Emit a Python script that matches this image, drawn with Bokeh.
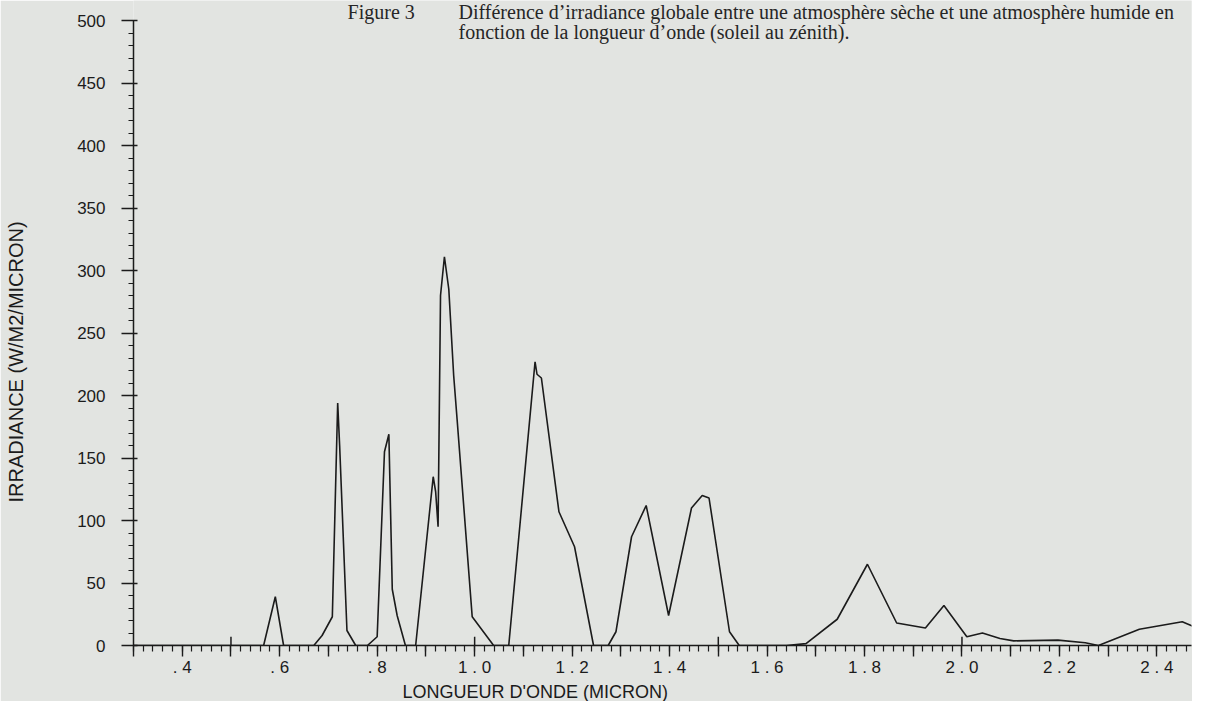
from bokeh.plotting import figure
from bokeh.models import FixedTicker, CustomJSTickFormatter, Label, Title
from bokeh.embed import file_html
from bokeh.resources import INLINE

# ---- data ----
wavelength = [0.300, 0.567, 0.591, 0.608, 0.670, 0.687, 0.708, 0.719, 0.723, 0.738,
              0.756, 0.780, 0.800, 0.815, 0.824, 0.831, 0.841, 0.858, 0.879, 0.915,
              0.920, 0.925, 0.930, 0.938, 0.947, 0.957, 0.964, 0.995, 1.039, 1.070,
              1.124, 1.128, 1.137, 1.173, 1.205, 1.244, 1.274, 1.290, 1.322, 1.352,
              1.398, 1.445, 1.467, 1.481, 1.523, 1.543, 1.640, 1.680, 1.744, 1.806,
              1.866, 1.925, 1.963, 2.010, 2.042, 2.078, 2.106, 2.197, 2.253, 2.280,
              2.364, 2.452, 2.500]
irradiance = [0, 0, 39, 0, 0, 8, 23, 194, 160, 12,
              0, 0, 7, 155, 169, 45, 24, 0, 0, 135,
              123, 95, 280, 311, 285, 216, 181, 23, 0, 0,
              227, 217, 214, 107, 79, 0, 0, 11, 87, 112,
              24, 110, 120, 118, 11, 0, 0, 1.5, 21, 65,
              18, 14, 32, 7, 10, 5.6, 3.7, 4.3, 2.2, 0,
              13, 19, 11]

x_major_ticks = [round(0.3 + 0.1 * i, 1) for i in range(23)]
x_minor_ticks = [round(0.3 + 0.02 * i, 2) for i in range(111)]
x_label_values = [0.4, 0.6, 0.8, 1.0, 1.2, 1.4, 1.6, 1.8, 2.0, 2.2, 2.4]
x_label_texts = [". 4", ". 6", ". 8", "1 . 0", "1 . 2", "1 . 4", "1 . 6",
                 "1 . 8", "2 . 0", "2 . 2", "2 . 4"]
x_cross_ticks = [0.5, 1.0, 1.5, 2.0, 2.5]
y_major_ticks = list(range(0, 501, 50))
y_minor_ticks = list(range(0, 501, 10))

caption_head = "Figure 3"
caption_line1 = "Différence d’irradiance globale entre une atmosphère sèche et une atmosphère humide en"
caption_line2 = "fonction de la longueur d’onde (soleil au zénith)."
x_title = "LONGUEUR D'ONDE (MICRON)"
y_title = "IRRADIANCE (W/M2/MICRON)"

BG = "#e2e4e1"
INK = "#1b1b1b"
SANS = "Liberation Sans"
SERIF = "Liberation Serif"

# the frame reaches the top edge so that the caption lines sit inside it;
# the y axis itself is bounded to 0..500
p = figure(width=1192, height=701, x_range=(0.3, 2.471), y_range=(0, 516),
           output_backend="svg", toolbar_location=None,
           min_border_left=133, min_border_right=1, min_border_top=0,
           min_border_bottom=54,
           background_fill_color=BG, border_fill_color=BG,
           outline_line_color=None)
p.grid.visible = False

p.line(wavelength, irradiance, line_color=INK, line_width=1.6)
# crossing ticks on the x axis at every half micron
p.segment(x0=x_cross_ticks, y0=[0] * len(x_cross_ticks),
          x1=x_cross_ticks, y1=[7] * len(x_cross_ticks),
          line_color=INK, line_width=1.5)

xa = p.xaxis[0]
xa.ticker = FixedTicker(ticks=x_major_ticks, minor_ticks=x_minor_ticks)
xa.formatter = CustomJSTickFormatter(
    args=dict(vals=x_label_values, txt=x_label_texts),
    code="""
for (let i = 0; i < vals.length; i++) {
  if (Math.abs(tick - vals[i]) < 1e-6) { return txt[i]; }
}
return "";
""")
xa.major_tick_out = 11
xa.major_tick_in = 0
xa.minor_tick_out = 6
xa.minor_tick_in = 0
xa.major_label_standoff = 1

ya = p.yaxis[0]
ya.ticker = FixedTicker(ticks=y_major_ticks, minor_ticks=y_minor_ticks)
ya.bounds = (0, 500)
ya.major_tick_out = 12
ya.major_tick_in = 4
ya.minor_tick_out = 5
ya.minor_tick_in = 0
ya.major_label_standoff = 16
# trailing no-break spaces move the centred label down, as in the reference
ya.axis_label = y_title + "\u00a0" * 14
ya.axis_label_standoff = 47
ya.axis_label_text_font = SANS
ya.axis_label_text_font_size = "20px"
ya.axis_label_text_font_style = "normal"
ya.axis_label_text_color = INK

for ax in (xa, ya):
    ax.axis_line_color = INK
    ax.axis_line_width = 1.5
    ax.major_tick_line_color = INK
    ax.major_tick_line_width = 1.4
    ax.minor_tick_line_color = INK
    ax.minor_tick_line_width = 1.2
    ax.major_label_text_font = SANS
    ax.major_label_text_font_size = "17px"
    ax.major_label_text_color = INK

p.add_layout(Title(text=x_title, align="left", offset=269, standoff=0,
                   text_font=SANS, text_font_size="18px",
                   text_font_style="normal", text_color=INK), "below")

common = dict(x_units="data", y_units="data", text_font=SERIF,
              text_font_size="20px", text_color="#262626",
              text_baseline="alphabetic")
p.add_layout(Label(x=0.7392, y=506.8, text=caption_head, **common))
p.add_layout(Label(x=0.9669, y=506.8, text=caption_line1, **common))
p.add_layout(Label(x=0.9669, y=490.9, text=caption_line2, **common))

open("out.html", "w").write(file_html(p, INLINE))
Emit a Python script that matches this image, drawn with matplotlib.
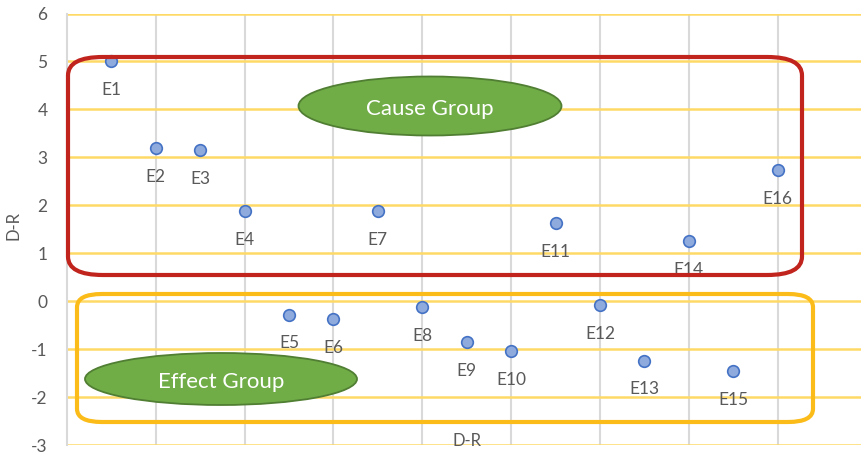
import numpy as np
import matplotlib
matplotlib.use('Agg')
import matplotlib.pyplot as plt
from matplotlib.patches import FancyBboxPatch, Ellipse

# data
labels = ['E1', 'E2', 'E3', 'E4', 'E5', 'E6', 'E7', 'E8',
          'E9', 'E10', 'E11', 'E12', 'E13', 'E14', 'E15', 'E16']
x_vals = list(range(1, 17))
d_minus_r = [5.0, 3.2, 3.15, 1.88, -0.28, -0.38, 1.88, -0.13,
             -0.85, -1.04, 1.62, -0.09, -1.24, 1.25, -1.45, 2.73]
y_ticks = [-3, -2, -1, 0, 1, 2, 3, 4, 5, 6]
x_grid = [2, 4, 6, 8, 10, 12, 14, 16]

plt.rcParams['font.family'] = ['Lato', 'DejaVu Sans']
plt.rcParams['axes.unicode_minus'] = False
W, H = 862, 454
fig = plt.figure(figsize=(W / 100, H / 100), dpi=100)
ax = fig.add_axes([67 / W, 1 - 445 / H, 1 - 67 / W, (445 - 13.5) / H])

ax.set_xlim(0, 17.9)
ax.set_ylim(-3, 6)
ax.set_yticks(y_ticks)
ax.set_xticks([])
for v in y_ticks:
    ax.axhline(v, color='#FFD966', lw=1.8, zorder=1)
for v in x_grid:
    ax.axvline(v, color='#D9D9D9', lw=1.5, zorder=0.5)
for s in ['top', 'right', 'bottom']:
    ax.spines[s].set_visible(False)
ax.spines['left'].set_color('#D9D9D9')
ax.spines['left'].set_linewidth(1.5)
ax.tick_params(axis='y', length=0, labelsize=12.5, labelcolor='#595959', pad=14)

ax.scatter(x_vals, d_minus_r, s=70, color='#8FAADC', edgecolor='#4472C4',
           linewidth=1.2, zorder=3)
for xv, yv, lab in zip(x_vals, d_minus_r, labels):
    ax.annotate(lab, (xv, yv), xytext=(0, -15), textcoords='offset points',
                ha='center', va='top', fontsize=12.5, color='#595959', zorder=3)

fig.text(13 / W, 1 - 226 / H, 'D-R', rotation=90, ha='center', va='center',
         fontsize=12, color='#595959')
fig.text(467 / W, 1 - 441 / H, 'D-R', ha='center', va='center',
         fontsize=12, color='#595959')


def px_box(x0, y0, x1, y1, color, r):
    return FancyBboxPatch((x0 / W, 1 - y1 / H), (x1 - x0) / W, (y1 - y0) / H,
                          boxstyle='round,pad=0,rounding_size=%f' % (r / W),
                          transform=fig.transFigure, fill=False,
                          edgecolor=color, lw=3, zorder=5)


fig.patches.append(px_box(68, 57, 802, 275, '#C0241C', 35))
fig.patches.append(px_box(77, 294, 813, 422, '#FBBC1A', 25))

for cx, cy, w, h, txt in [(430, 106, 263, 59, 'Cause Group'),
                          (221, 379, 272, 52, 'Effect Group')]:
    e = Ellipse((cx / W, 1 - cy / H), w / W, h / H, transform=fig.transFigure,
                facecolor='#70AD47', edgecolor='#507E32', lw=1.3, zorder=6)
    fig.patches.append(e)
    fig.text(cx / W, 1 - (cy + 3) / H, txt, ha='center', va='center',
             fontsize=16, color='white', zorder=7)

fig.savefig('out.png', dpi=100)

## Challenge
In the records above, find the line containing "from bokeh.resources import INLINE" and output every line from the first through that one, exactly, omitting pictures.

## Final result
Emit a Python script that matches this image, drawn with Bokeh.
from bokeh.plotting import figure
from bokeh.models import FixedTicker, CustomJSTickFormatter, Label, Title
from bokeh.embed import file_html
from bokeh.resources import INLINE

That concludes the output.